Because I was working with very distant matches, the most recent common ancestors for both the Bainbridge and Sterling match groups were born in the late 1700s and early 1800s. However, because both families had been in America for several centuries, they were well documented. Thankfully because of their unique real names, I was able to find the union couple between the Bainbridge and the Sterling families after about four hours of searching.
The union couple had a small family, with only two children- two sons. One of these sons had married a woman with the last name Ryan… and her parents were born in Nova Scotia. I knew we were getting close.
The union couple between the Albany based families and the Nova Scotia based family had only had one son of their own, Clarence Bainbridge. Clarence was born in New York in 1918, and died while serving his country in WW2, only two months after Julie’s father was born.

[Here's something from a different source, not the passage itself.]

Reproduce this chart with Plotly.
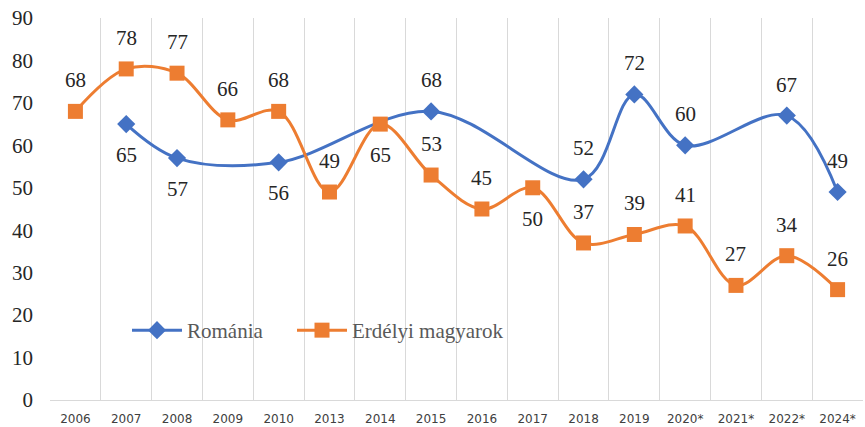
import plotly.graph_objects as go

categories = ["2006", "2007", "2008", "2009", "2010", "2013", "2014", "2015",
              "2016", "2017", "2018", "2019", "2020*", "2021*", "2022*", "2024*"]
romania = [None, 65, 57, None, 56, None, None, 68, None, None, 52, 72, 60, None, 67, 49]
erdely = [68, 78, 77, 66, 68, 49, 65, 53, 45, 50, 37, 39, 41, 27, 34, 26]
# label placement: +1 above, -1 below
romania_pos = [0, -1, -1, 0, -1, 0, 0, 1, 0, 0, 1, 1, 1, 0, 1, 1]
erdely_pos = [1, 1, 1, 1, 1, 1, -1, 1, 1, -1, 1, 1, 1, 1, 1, 1]

BLUE = "#4472C4"
ORANGE = "#ED7D31"
SERIF = "Liberation Serif"

W, H = 865, 427
PL, PT, PR, PB = 50, 18, 863, 400  # plot area in window pixels
PW, PH = PR - PL, PB - PT

def px_x(x):
    return (x - PL) / PW

def px_y(y):
    return (PB - y) / PH

fig = go.Figure()
fig.add_trace(go.Scatter(
    x=categories, y=romania, name="Románia", mode="lines+markers",
    connectgaps=True, legend="legend",
    line=dict(color=BLUE, width=3, shape="spline", smoothing=1),
    marker=dict(symbol="diamond", size=14, color=BLUE),
))
fig.add_trace(go.Scatter(
    x=categories, y=erdely, name="Erdélyi magyarok", mode="lines+markers",
    legend="legend2",
    line=dict(color=ORANGE, width=3, shape="spline", smoothing=1),
    marker=dict(symbol="square", size=15, color=ORANGE),
))

annotations = []
for vals, pos in ((romania, romania_pos), (erdely, erdely_pos)):
    for i, (v, p) in enumerate(zip(vals, pos)):
        if v is None or p == 0:
            continue
        annotations.append(dict(
            x=i, y=v, xref="x", yref="y", text=str(v), showarrow=False,
            yshift=31 * p, font=dict(family=SERIF, size=21, color="#262626"),
        ))

# white backing box behind the legend (covers gridlines)
shapes = [dict(
    type="rect", xref="paper", yref="paper", layer="between",
    x0=px_x(100), x1=px_x(536), y0=px_y(352), y1=px_y(308),
    fillcolor="white", line=dict(width=0),
)]

legend_common = dict(
    orientation="h", xanchor="left", yanchor="top",
    bgcolor="rgba(0,0,0,0)", font=dict(family=SERIF, size=21, color="#595959"),
    itemwidth=50,
)

fig.update_layout(
    width=W, height=H,
    margin=dict(l=PL, r=W - PR, t=PT, b=H - PB, pad=0),
    paper_bgcolor="white", plot_bgcolor="white",
    annotations=annotations,
    shapes=shapes,
    showlegend=True,
    legend=dict(x=px_x(127), y=px_y(310), **legend_common),
    legend2=dict(x=px_x(292), y=px_y(310), **legend_common),
    xaxis=dict(
        type="category", tickson="boundaries", showgrid=True, gridcolor="#D9D9D9",
        gridwidth=1, showline=True, linecolor="#D9D9D9", linewidth=1,
        ticks="", tickfont=dict(family="DejaVu Sans", size=12, color="#404040"),
        range=[-0.5, 15.5], ticklabelstandoff=8, automargin=False,
    ),
    yaxis=dict(
        range=[0, 90], dtick=10, showgrid=False, zeroline=False, showline=False,
        tickfont=dict(family=SERIF, size=21, color="#262626"),
        ticks="", ticklabelstandoff=16, automargin=False, ticklabeloverflow="allow",
    ),
)

fig.write_html("out.html", config={"displayModeBar": False},
               post_script="document.body.style.margin='0';")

At first, I wondered how Clarence and Dolly could have met, since they were in different countries and I hadn’t found record of either of them going across the border (although, there was not too far of a distance between them). However, Julie’s research skills continued to shine and she quickly found a newspaper article that mentioned Clarence had done his pilot training with the RCAF in Ontario for 10 months, and this occurred in the time frame that Julie’s father was conceived in.
Julie also discovered that Clarence had another son, born 7 months after he died during WW2, with his wife that he was only briefly married to before his premature death. She was able to locate him as he was still alive, and even found a picture of him. The resemblance to between the half brothers was remarkable!
Julie and her father are happy to have answers about their once previously unknown side of their family.